Donald Trump Is Hospitalized, Reportedly Trying Experimental Coronavirus Treatment

Katherine Speller
·3 mins read

Reporters in the White House Press Pool confirmed late Friday that President Donald Trump, who tested positive for coronavirus alongside his wife Melania last night, was being flown to Walter Reed Medical Center for the next few days as they monitor his condition. Trump’s physician, Sean Conley, also updated on his treatment saying that Trump was “fatigued but in good spirits” and that he had received a dose of an experimental antibody cocktail made by Regeneron.

“Following PCR-confirmation of the President’s diagnosis, as a precautionary measure he received a single eight gram dose of Regeneron’s polyclonal antibody cocktail,” Conley said. “He completed the infusion without incident. In addition to the polyclonal antibodies, the President has been taking zinc, vitamin D, famotidine, melatonin and a daily asprin.”

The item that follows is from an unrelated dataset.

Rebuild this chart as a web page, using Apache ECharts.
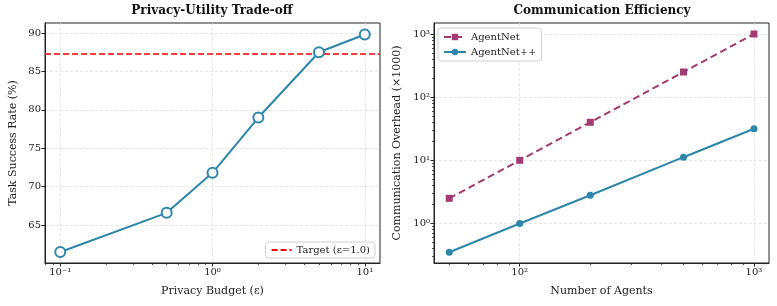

On Twitter, shortly following the news, Jeremy Faust MD, MS, Instructor in Emergency Medicine at Brigham and Women’s Hospital, left a short voice memo message on Twitter expressing concerns for the president being a “guinea pig” for a treatment that has yet to see significant positive results in clinical trials.

“I’m very concerned about the president’s team giving him an unvetted, untested treatment. This has not been shown to work in clinical trials and this is a problem,” he said. “Either they don’t know that and can’t read the medical literature [or] they do know that and they’re being overridden by the president and whatever advice he may be getting from someone else who hasn’t really appropriately addressed the literature and understood what it said.”

Faust also notes that the messaging behind giving the president this unvetted, experimental drug is concerning both for what it means for the President (noting that he’s “worried that this reflects their desperation” or that the president is in danger of dying) and that it sends worrisome messages to other Americans who test positive for the virus.

“People will see this and think ‘this is the treatment that you should have’ and that if we don’t give this treatment to other people who have coronavirus we are denying them special treatment,” he said. In reality that isn’t the case. We shouldn’t be giving the president this medication until it has been proven to work, we shouldn’t be giving it to anybody. We shouldn’t be treating the president as a guinea pig pig and experimenting on him — which is just a nice way of saying giving somethihg that we don’t know if it works or not.”

Faust also notes that these kinds of treatments can have serious side effects that could be “really, really serious.”

“We need people to know that and it’s just very alarming and it’s a setback for science,” he said. “We need to move forward with the best treatments possible — whether you are the president of the United States or anyone else.”